Killing time this weekend? Here’s how to make your own Lärabars

Lisa Leake is the North Carolina-based blogger whose quest to forgo any kind of processed food for 100 days turned into a cookbook writing career.

These homemade Larabars have only three ingredients, and you can store them in the freezer. Contributed by Lindsey Rose Johnson

These homemade Larabars have only three ingredients, and you can store them in the freezer. Contributed by Lindsey Rose Johnson

After the success of her bestselling debut in 2014, Leake is now on her second book, “100 Days of Real Food: Fast & Fabulous: The Easy and Delicious Way to Cut Out Processed Food,” which focuses on quicker versions of the family-friendly meals her fans love. She uses whole ingredients that are relatively easy to find and combines them in interesting ways that appeal to both parents and kids, including recipes for crispy pork with a cracker crust, Parmesan-crusted chicken, homemade ranch dressing and sloppy joe spice mix.

These homemade Lärabars are easy enough for young cooks to help you make, and you can add a pinch of cinnamon, nutmeg or other spices, if you’d like. The bars store well in the freezer, too.

100daysrealfoodfastfabulous_finalCopycat Cashew Cookie “LÄRABAR”

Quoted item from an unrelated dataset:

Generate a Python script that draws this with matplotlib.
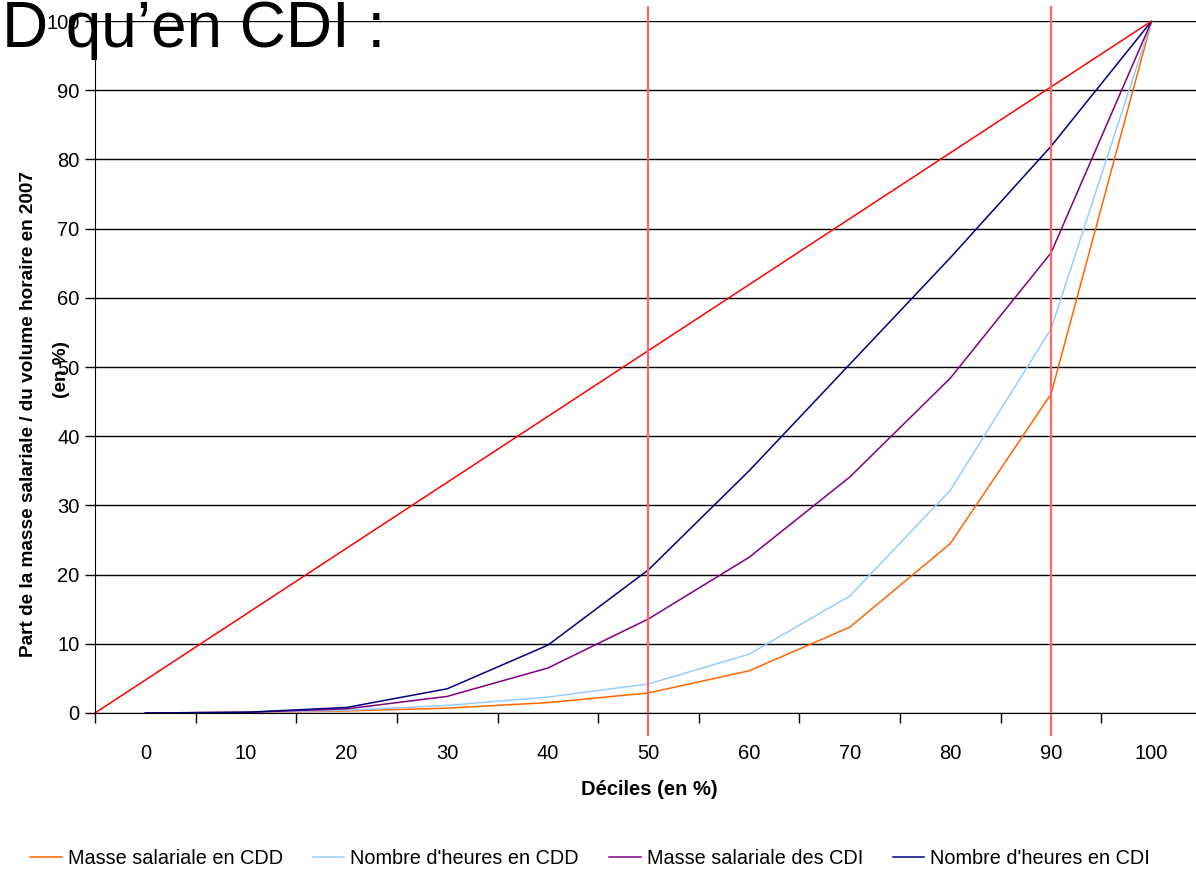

Store-bought Lärabars are such a simple snack, using only a few whole ingredients, which means they’re easy to make at home as well. And, as with most things, it’s hard to beat the taste of homemade! My daughters seriously love these things.
— Lisa Leake

1 cup dried Medjool dates, pitted
1 cup raw cashews
1/4 cup peanut butter

In a food processor, combine the dates, cashews, peanut butter and 1 tablespoon water and puree until the mixture starts to stick together. Add a little more water if necessary to help the mixture come together.

Use your hands to squeeze the date mixture into one big clump. Mash it down on a cutting board or sheet of wax paper to form an even rectangle about 1/2-inch thick, using the sides of your hands (or a knife) to make the edges straight. Cut it into 12 even squares. (As an alternative, you could roll the mixture into balls.) For best results, store in the fridge, although the bars can be kept at room temperature. Makes 12 bars.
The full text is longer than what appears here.